_Stated goal_. Exclude the pictures; give every entry again exactly as written.

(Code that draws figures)
^^^^

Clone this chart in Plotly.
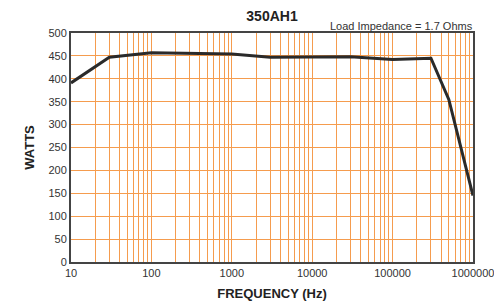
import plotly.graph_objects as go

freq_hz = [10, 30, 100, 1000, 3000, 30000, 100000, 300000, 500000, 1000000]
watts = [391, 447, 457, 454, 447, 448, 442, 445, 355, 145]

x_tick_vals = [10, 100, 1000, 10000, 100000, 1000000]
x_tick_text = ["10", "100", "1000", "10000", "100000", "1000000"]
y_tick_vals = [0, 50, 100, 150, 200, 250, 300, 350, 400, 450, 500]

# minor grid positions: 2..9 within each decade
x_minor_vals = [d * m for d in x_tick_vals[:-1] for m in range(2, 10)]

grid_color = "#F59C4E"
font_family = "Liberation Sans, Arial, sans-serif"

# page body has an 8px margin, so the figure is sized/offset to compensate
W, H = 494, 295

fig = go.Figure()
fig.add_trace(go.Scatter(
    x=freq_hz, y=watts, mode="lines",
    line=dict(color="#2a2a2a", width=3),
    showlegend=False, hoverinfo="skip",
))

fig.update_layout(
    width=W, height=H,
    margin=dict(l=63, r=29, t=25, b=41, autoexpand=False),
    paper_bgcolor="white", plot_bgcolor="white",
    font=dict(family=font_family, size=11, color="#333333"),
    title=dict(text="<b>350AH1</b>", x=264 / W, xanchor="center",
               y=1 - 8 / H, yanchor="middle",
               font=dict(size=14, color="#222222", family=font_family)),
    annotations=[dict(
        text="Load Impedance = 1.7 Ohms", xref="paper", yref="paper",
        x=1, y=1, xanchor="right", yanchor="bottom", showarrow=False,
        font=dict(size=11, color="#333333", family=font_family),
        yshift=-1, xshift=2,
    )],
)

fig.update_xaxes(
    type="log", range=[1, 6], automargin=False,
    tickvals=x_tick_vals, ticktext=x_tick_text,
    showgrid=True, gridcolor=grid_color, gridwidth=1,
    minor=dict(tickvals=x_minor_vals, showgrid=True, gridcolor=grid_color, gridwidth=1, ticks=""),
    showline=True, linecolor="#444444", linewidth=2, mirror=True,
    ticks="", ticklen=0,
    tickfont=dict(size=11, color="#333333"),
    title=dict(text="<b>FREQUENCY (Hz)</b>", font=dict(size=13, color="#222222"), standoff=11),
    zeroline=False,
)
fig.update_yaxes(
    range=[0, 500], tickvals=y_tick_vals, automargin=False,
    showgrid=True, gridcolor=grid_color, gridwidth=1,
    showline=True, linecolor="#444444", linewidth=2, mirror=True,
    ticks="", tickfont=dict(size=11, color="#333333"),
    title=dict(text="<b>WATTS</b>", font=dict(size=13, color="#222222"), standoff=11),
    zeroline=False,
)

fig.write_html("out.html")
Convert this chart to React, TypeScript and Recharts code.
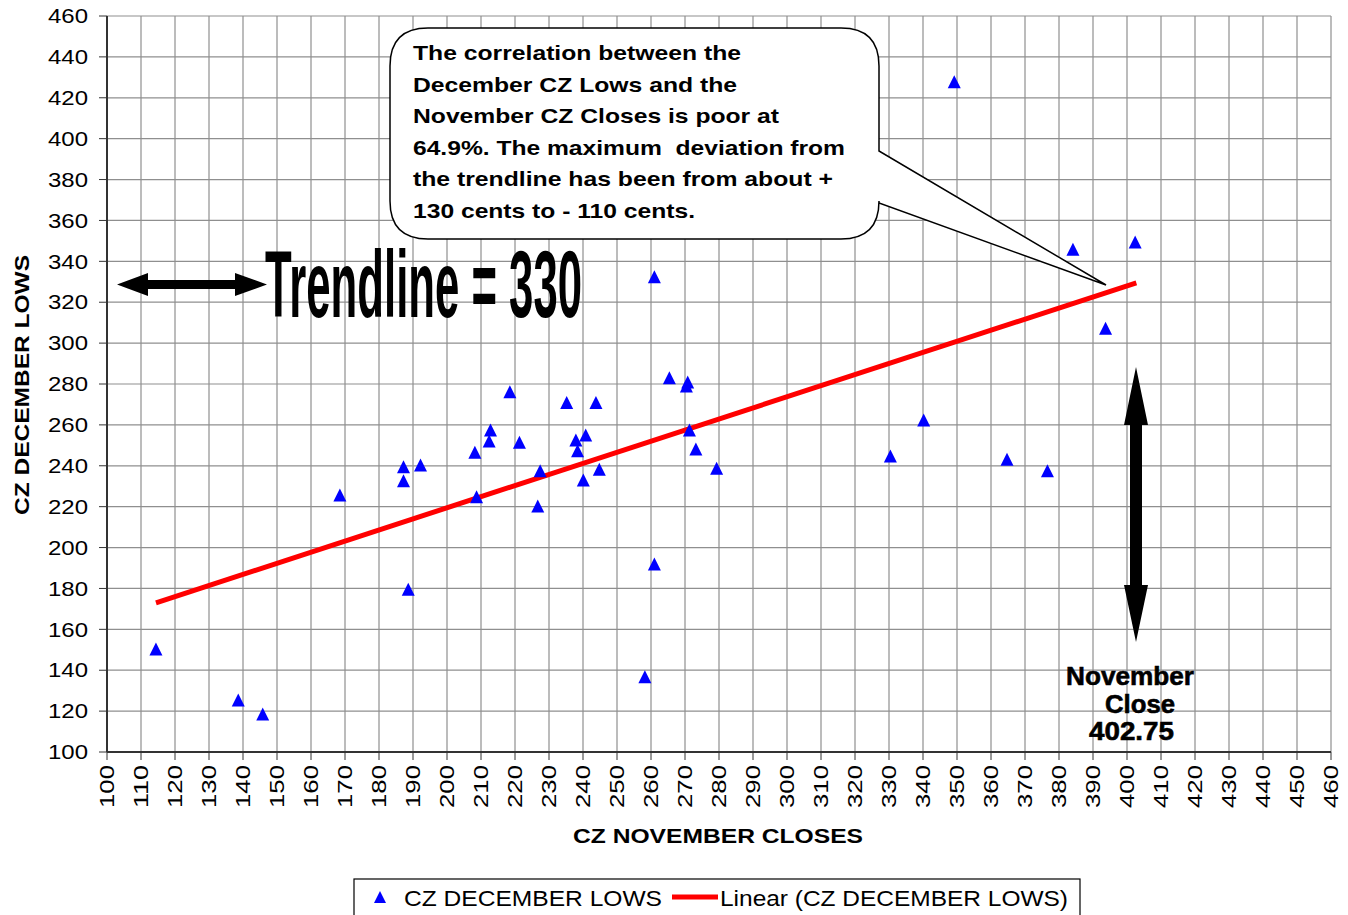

^^^^

_The answer_.
Clone this chart in Plotly.
import plotly.graph_objects as go

freq_hz = [10, 30, 100, 1000, 3000, 30000, 100000, 300000, 500000, 1000000]
watts = [391, 447, 457, 454, 447, 448, 442, 445, 355, 145]

x_tick_vals = [10, 100, 1000, 10000, 100000, 1000000]
x_tick_text = ["10", "100", "1000", "10000", "100000", "1000000"]
y_tick_vals = [0, 50, 100, 150, 200, 250, 300, 350, 400, 450, 500]

# minor grid positions: 2..9 within each decade
x_minor_vals = [d * m for d in x_tick_vals[:-1] for m in range(2, 10)]

grid_color = "#F59C4E"
font_family = "Liberation Sans, Arial, sans-serif"

# page body has an 8px margin, so the figure is sized/offset to compensate
W, H = 494, 295

fig = go.Figure()
fig.add_trace(go.Scatter(
    x=freq_hz, y=watts, mode="lines",
    line=dict(color="#2a2a2a", width=3),
    showlegend=False, hoverinfo="skip",
))

fig.update_layout(
    width=W, height=H,
    margin=dict(l=63, r=29, t=25, b=41, autoexpand=False),
    paper_bgcolor="white", plot_bgcolor="white",
    font=dict(family=font_family, size=11, color="#333333"),
    title=dict(text="<b>350AH1</b>", x=264 / W, xanchor="center",
               y=1 - 8 / H, yanchor="middle",
               font=dict(size=14, color="#222222", family=font_family)),
    annotations=[dict(
        text="Load Impedance = 1.7 Ohms", xref="paper", yref="paper",
        x=1, y=1, xanchor="right", yanchor="bottom", showarrow=False,
        font=dict(size=11, color="#333333", family=font_family),
        yshift=-1, xshift=2,
    )],
)

fig.update_xaxes(
    type="log", range=[1, 6], automargin=False,
    tickvals=x_tick_vals, ticktext=x_tick_text,
    showgrid=True, gridcolor=grid_color, gridwidth=1,
    minor=dict(tickvals=x_minor_vals, showgrid=True, gridcolor=grid_color, gridwidth=1, ticks=""),
    showline=True, linecolor="#444444", linewidth=2, mirror=True,
    ticks="", ticklen=0,
    tickfont=dict(size=11, color="#333333"),
    title=dict(text="<b>FREQUENCY (Hz)</b>", font=dict(size=13, color="#222222"), standoff=11),
    zeroline=False,
)
fig.update_yaxes(
    range=[0, 500], tickvals=y_tick_vals, automargin=False,
    showgrid=True, gridcolor=grid_color, gridwidth=1,
    showline=True, linecolor="#444444", linewidth=2, mirror=True,
    ticks="", tickfont=dict(size=11, color="#333333"),
    title=dict(text="<b>WATTS</b>", font=dict(size=13, color="#222222"), standoff=11),
    zeroline=False,
)

fig.write_html("out.html")
Convert this chart to React, TypeScript and Recharts code.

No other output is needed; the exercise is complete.